The University of Connecticut Senate discussed ways to address a looming $42 million budget deficit projected for next year and voted to require professors to provide course syllabi to students.

The University Senate is a legislative body formed of professors and administrators responsible for establishing regulations of educational programs that are not reserved to the Board of Trusteees.

The Senate held its monthly meeting Monday. With President Susan Herbst in Dallas, TX supporting the men's basketball team, Provost Mun Choi delivered the opening report in her place. 

"I'm going to speak to the topic on the mind of many people, and that's the budget," Choi said.  

The $42 million structural deficit is not something that can be overcome in any one fiscal year, however the Provost presented a plan that he said will address the issue while also enabling long-term university growth. 

"The structural deficit is not one of its own making, it has been created because of cuts in state appropriations," Choi said. 

Choi presented data showing that although total undergraduate enrollment at Storrs has increased by 9.4 percent from fiscal year 2008 to 2014, state appropriations has fallen almost 13 percent. 

Due to concern from faculty that the university cannot continue to grow with the current budget, and that unsustainable growth and expenses will nullify NextGen funds, only 3,550 total undergraduates will be allowed to enroll next year. 

But Choi emphasized that faculty and staff hiring will not be affected. The faculty to student ratio is expected to decrease from 18.3 to 1, to 16 to 1 next year. 

The Senate also voted on a motion presented by the Scholastic Standards, Faculty Standards, and Curricula and Courses Committee of the University Senate that would require faculty to provide their students with a course syllabus. 

Senator Thomas Recchio, who presented the amendment, said, "The overwhelming conclusion is that a syllabus supports the interests of instructors and students in fundamental ways, and consequently the bylaws should make explicit that the provision of a syllabus is mandatory."

 After a lengthily debate, the motion was approved. 

Wayne Locust of the Retnention and Graduation Task Force presented the group's annual report. Initiatives by the task force include an ACT Engage Survey to be completed by freshmen during orientation to gauge student opinion on a variety of topics, including coordinated mentoring programs, UConn Undergraduate Women's Participation in STEM programs, expanded Husky Help Desk outreach to urban schools and communities, re-engaging dropouts and intrusive advising. 

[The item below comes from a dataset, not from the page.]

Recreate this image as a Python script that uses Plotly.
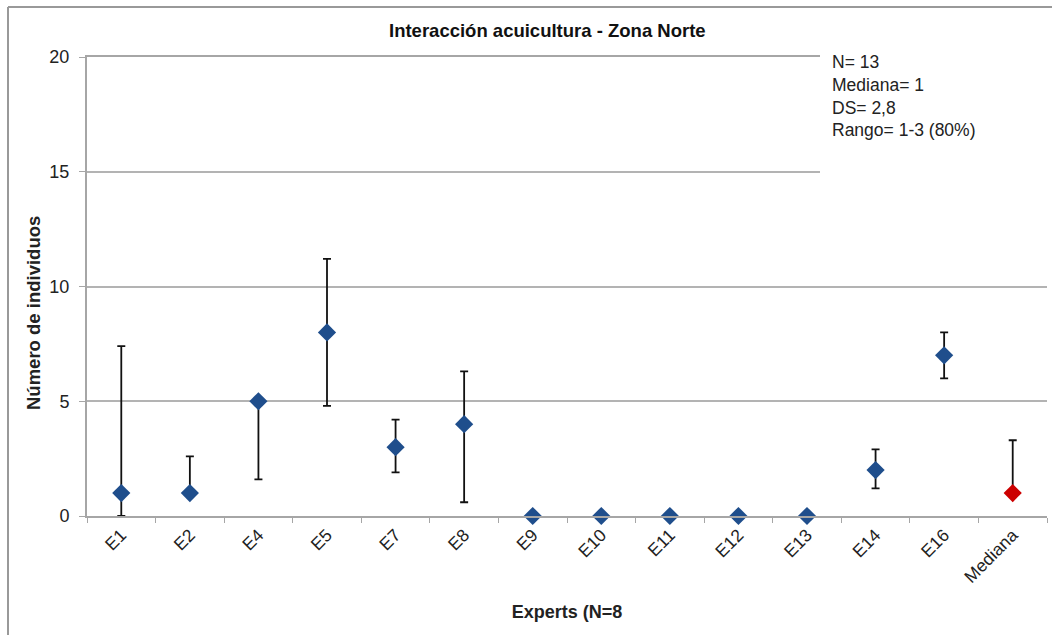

"We're swimming in a different pool than we were twenty years ago," said Locust. 

He reported that the average SAT of entering freshman are 122 points higher than in 2007. 

Peter Diplock  presented the annual report from the Center for Excellence in Teaching and Learning. He spoke about the newly created eCampus, which provides "enhanced centralized support for development of entrepreneurial programs," specifically, "UConn's online initiative, working with faculty and departments to facilitate the development of high demand/high enrollment quality online courses." 

Diplock discussed UConn's growing Early College Experience program. During the last twenty years, the program has increased enrollment of high school and potential UConn students from about 2,000 to 10,000. 

The University Senate will next meet on May 5 and is set to vote on two motions that will amend bylaws that detail to the process for appealing grades and rescheduling exams.